--- BEGIN MATERIAL ---
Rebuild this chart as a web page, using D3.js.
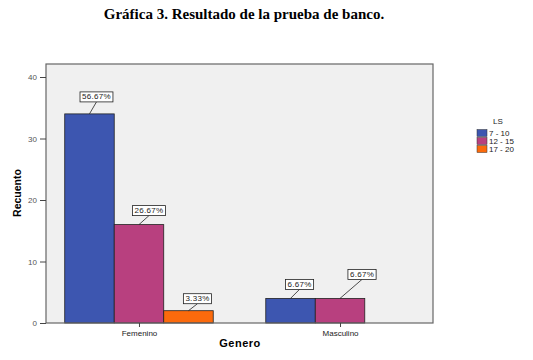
<!DOCTYPE html>
<html>
<head>
<meta charset="utf-8">
<script src="https://cdn.jsdelivr.net/npm/d3@7"></script>
<style>
  body { margin: 0; background: #fff; }
  svg text { font-family: "Liberation Sans", Arial, sans-serif; }
</style>
</head>
<body>
<div class="chart"></div>
<script>
// data
var generos = ["Femenino", "Masculino"];
var grupos = ["7 - 10", "12 - 15", "17 - 20"];
var recuento = {
  "Femenino":  [34, 16, 2],
  "Masculino": [4, 4, null]
};
var yTicks = [0, 10, 20, 30, 40];
var colores = ["#3d56b0", "#b8407f", "#fb6a0c"];

// label box nudges (layout only), per bar
var labelNudge = {
  "Femenino":  [[7, -12], [10, -9], [9, -7]],
  "Masculino": [[9, -9], [22, -19], null]
};

var svgWidth = 533;
var svgHeight = 360;

var plot = { left: 46, right: 433, top: 64, bottom: 323 };

var svg = d3.select(".chart")
  .append("svg")
  .attr("width", svgWidth)
  .attr("height", svgHeight);

var total = d3.sum(generos, g => d3.sum(recuento[g]));

// title
svg.append("text")
  .attr("x", 244)
  .attr("y", 19)
  .attr("text-anchor", "middle")
  .style("font-family", "'Liberation Serif', 'Times New Roman', serif")
  .style("font-weight", "bold")
  .style("font-size", "15px")
  .text("Gráfica 3. Resultado de la prueba de banco.");

// plot background
svg.append("rect")
  .attr("x", plot.left)
  .attr("y", plot.top)
  .attr("width", plot.right - plot.left)
  .attr("height", plot.bottom - plot.top)
  .attr("fill", "#f0f0f0");

var yScale = d3.scaleLinear()
  .domain([0, 40])
  .range([plot.bottom, 77]);

var xScale = d3.scalePoint()
  .domain(generos)
  .range([plot.left, plot.right])
  .padding(0.4625);

var barW = 49.5;
var xInner = d3.scaleBand()
  .domain(grupos)
  .range([-1.5 * barW, 1.5 * barW])
  .padding(0);

// bars
generos.forEach(function (g) {
  recuento[g].forEach(function (v, i) {
    if (v == null) return;
    svg.append("rect")
      .attr("x", xScale(g) + xInner(grupos[i]))
      .attr("y", yScale(v))
      .attr("width", xInner.bandwidth())
      .attr("height", yScale(0) - yScale(v))
      .attr("fill", colores[i])
      .attr("stroke", "#222")
      .attr("stroke-width", 0.8);
  });
});

// frame
svg.append("rect")
  .attr("x", plot.left)
  .attr("y", plot.top)
  .attr("width", plot.right - plot.left)
  .attr("height", plot.bottom - plot.top)
  .attr("fill", "none")
  .attr("stroke", "#666")
  .attr("stroke-width", 1.2);

// y axis
var leftAxis = d3.axisLeft(yScale)
  .tickValues(yTicks)
  .tickSize(6)
  .tickPadding(3);

var yAxisG = svg.append("g")
  .attr("transform", `translate(${plot.left}, 0)`)
  .call(leftAxis);
yAxisG.select(".domain").remove();
yAxisG.selectAll("line").attr("stroke", "#444");
yAxisG.selectAll("text")
  .attr("fill", "#555")
  .style("font-size", "8px")
  .style("font-family", "'Liberation Sans', Arial, sans-serif");

// x axis
var bottomAxis = d3.axisBottom(xScale)
  .tickSize(4)
  .tickPadding(3);

var xAxisG = svg.append("g")
  .attr("transform", `translate(0, ${plot.bottom})`)
  .call(bottomAxis);
xAxisG.select(".domain").remove();
xAxisG.selectAll("line").attr("stroke", "#444");
xAxisG.selectAll("text")
  .attr("fill", "#222")
  .style("font-size", "8px")
  .style("font-family", "'Liberation Sans', Arial, sans-serif");

// value labels
generos.forEach(function (g) {
  recuento[g].forEach(function (v, i) {
    if (v == null) return;
    var cx = xScale(g) + xInner(grupos[i]) + xInner.bandwidth() / 2;
    var top = yScale(v);
    var n = labelNudge[g][i];
    var bx = cx + n[0];
    var by = top + n[1];
    var txt = (v / total * 100).toFixed(2) + "%";

    svg.append("line")
      .attr("x1", cx)
      .attr("y1", top)
      .attr("x2", bx)
      .attr("y2", by)
      .attr("stroke", "#222")
      .attr("stroke-width", 0.8);

    var lab = svg.append("g");
    var box = lab.append("rect")
      .attr("y", by - 10)
      .attr("height", 10)
      .attr("fill", "#fff")
      .attr("stroke", "#222")
      .attr("stroke-width", 0.8);
    var t = lab.append("text")
      .attr("x", bx)
      .attr("y", by - 2.5)
      .attr("text-anchor", "middle")
      .style("font-size", "8px")
      .style("letter-spacing", "0.3px")
      .attr("fill", "#222")
      .text(txt);
    var w = t.node().getComputedTextLength() + 4;
    box.attr("x", bx - w / 2).attr("width", w);
  });
});

// axis titles
svg.append("text")
  .attr("transform", "translate(21, 193) rotate(-90)")
  .attr("text-anchor", "middle")
  .style("font-weight", "bold")
  .style("font-size", "10.5px")
  .text("Recuento");

svg.append("text")
  .attr("x", 240)
  .attr("y", 347)
  .attr("text-anchor", "middle")
  .style("font-weight", "bold")
  .style("font-size", "11px")
  .style("letter-spacing", "0.5px")
  .text("Genero");

// legend
var legend = svg.append("g");
legend.append("text")
  .attr("x", 498)
  .attr("y", 124)
  .attr("text-anchor", "middle")
  .style("font-size", "8px")
  .attr("fill", "#222")
  .text("LS");

var legendY = d3.scalePoint()
  .domain(grupos)
  .range([133, 149]);

grupos.forEach(function (s, i) {
  legend.append("rect")
    .attr("x", 477)
    .attr("y", legendY(s) - 3.5)
    .attr("width", 10)
    .attr("height", 7)
    .attr("fill", colores[i])
    .attr("stroke", "#333")
    .attr("stroke-width", 0.5);
  legend.append("text")
    .attr("x", 489)
    .attr("y", legendY(s) + 3)
    .style("font-size", "8px")
    .attr("fill", "#222")
    .text(s);
});
</script>
</body>
</html>
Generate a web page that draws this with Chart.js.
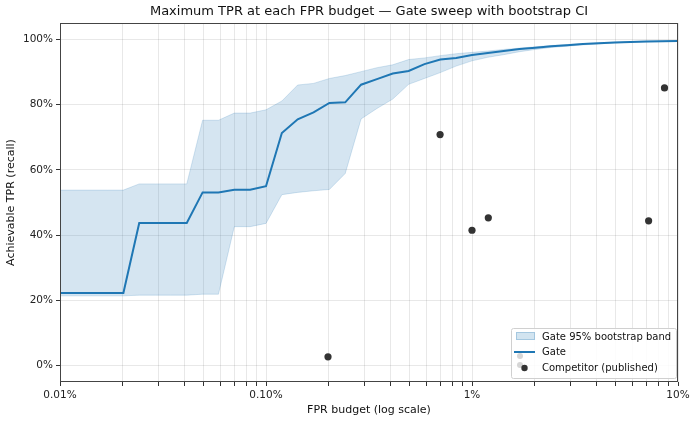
--- END MATERIAL ---
» **TASK PROMPT**:
Up to and including the line containing "3. Resultado de", quote each line of the entries above from the very first, please, exactly and without images.

» **CORRECT OUTPUT**:
Rebuild this chart as a web page, using D3.js.
<!DOCTYPE html>
<html>
<head>
<meta charset="utf-8">
<script src="https://cdn.jsdelivr.net/npm/d3@7"></script>
<style>
  body { margin: 0; background: #fff; }
  svg text { font-family: "Liberation Sans", Arial, sans-serif; }
</style>
</head>
<body>
<div class="chart"></div>
<script>
// data
var generos = ["Femenino", "Masculino"];
var grupos = ["7 - 10", "12 - 15", "17 - 20"];
var recuento = {
  "Femenino":  [34, 16, 2],
  "Masculino": [4, 4, null]
};
var yTicks = [0, 10, 20, 30, 40];
var colores = ["#3d56b0", "#b8407f", "#fb6a0c"];

// label box nudges (layout only), per bar
var labelNudge = {
  "Femenino":  [[7, -12], [10, -9], [9, -7]],
  "Masculino": [[9, -9], [22, -19], null]
};

var svgWidth = 533;
var svgHeight = 360;

var plot = { left: 46, right: 433, top: 64, bottom: 323 };

var svg = d3.select(".chart")
  .append("svg")
  .attr("width", svgWidth)
  .attr("height", svgHeight);

var total = d3.sum(generos, g => d3.sum(recuento[g]));

// title
svg.append("text")
  .attr("x", 244)
  .attr("y", 19)
  .attr("text-anchor", "middle")
  .style("font-family", "'Liberation Serif', 'Times New Roman', serif")
  .style("font-weight", "bold")
  .style("font-size", "15px")
  .text("Gráfica 3. Resultado de la prueba de banco.");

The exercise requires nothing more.